Borrell, "Belarus’ta Lukaşenko’nun hiçbir demokratik meşruiyeti yoktur. AB Dışişleri Bakanları gelecek Konsey toplantısında Lukaşenko’nun da içinde olacağı yeni bir yaptırım kararı alınması için karar aldı" şeklinde konuştu.

AB’nin Belarus halkını devlet kurumlarından geçmeden mali olarak desteklemeye devam edeceğini belirten Borrell, hükümete ait olan yapılar yerine sivil toplum kuruluşlarını destekleyeceklerini bildirdi.

MARAŞ'IN AÇILMASI VE YENİ NAVTEX

Borrell, toplantıda kapalı Maraş'ın bir kısmının Kuzey Kıbrıs tarafından açılması yönündeki karar ile Türkiye'nin Oruç Reis gemisinin çalışmaları için yayınladığı yeni Navtex'in de gündeme geldiğini söyledi.
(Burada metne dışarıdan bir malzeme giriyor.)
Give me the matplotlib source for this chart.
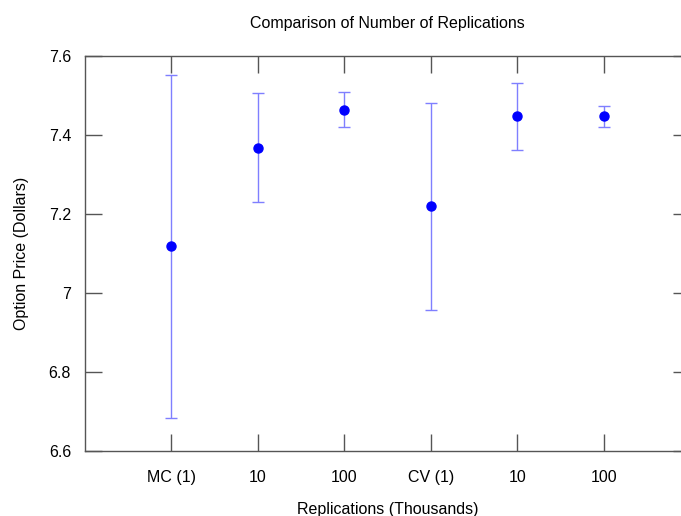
import matplotlib
matplotlib.use('Agg')
import matplotlib.pyplot as plt
import numpy as np

plt.rcParams['font.family'] = ['Liberation Sans', 'DejaVu Sans']

labels = ['MC (1)', '10', '100', 'CV (1)', '10', '100']
price = [7.118, 7.368, 7.464, 7.219, 7.447, 7.447]
half_width = [0.434, 0.138, 0.044, 0.261, 0.084, 0.027]

x = np.arange(1, len(labels) + 1)

fig = plt.figure(figsize=(6.81, 5.16), dpi=100)
ax = fig.add_axes([85 / 681, 1 - 451 / 516, 605 / 681, 395 / 516])

ax.errorbar(x, price, yerr=half_width, fmt='none', ecolor='#7f7fff',
            elinewidth=1.0, capsize=4, capthick=1.0)
ax.plot(x, price, 'o', color='#0000ff', markersize=6.5, linestyle='none')

ax.set_xlim(0, 7)
ax.set_ylim(6.6, 7.6)
ax.set_xticks(x)
ax.set_xticklabels(labels)
ax.set_yticks([6.6, 6.8, 7.0, 7.2, 7.4, 7.6])
ax.set_yticklabels(['6.6', '6.8', '7', '7.2', '7.4', '7.6'])

ax.tick_params(direction='in', length=12, width=1, color='#555555',
               labelsize=11.5, top=True, right=True, pad=14)
ax.tick_params(axis='y', pad=10)
for s in ax.spines.values():
    s.set_color('#555555')
    s.set_linewidth(1)

ax.set_title('Comparison of Number of Replications', fontsize=11.5, pad=20)
ax.set_xlabel('Replications (Thousands)', fontsize=11.5, labelpad=12)
ax.set_ylabel('Option Price (Dollars)', fontsize=11.5, labelpad=14)

fig.savefig('out.png', dpi=100)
Yunanistan ve Güney Kıbrıs bakanlarının konuyu açtığını kaydeden Borrell, Maraş'ın açılmasının karşılıklı güveni zedelediğini, gerginliği artırdığını ve karardan geri dönülmesi gerektiğini savundu. Borrell, Kuzey Kıbrıs’taki seçimlerin bitmesinin ardından Kıbrıs sorununun çözümü için BM gözetiminde görüşmelerin yeniden başlaması için katkı sunmaya hazır olduklarını aktardı.

Borrell, Türkiye'nin Akdeniz'deki yeni Navtex ilanını ise "üzüntü verici" olarak değerlendirdi. Bunun gerginliğin yeniden tırmanmasına sebep olacağını savunan Borrell, gerginliğin düşürülmesine yönelik çağrılarına devam edeceklerini dile getirdi.

Borrell, Türkiye ile Yunanistan arasında istikşafi görüşmelerin neden hala başlamadığına ilişkin soru üzerine, "Bunu bilmiyorum ama hazırlık yapıldığını biliyorum. Diplomatik danışmanlar düzeyinde temaslar olduğunu biliyorum. Hazırlık görüşmeleri yapıldı. Türkiye'nin yeni Navtex ilanından sonra ne olacağını merak ediyorum. Bunun faydalı olmadığını düşünüyorum ama buna rağmen istikşafi görüşmelerin yapılmasını ümit ediyorum." dedi.

AB liderlerinin 1-2 Ekim'deki son toplantılarında Türkiye ile ilişkileri değerlendirdiğini hatırlatan Borrell, Türkiye'nin yeni Navtex duyurusu sonrası gelişmelerin AB liderlerinin 15-16 Ekim'deki toplantısında da ele alınacağı bilgisini verdi.

DAĞLIK KARABAĞ

Dağlık Karabağ konusunda Avrupa Güvenlik ve İşbirliği Teşkilatı (AGİT) Minsk Grubu Eş Başkanlarından Fransa'nın Dışişleri Bakanı Jean Yves Le Drian'ın son durum hakkında bilgi verdiğini aktaran Borrell, çatışmaların durmasını, müzakerelere dönülmesini, 10 Ekim'de ilan edilen insani ateşkese nasıl katkıda bulunabileceklerini ele aldıklarını söyledi.

Borrell, AB üyelerinin bölgesel aktörlerin çatışmaların durması ve barışa katkı sağlanması gerektiği konusunda mutabık kaldığını bildirdi.

Rusya ve Fransa'nın AGİT Minsk Grubu Eş Başkanları olarak Dağlık Karabağ konusunda girişimlerinin devam etmesi gerektiğini vurgulayan Borrell, AB'nin Navalnıy yaptırımları nedeniyle bunun etkilenmemesi gerektiğini ifade etti.

Toplantıda Belgrad-Priştine Diyaloğu sürecini de konuştuklarını aktaran Borrell, kısa süre içinde bir sonuca varılmasını ümit ettiklerini, bunun Batı Balkanlar'ın istikrarı için önemli olduğunu vurguladı.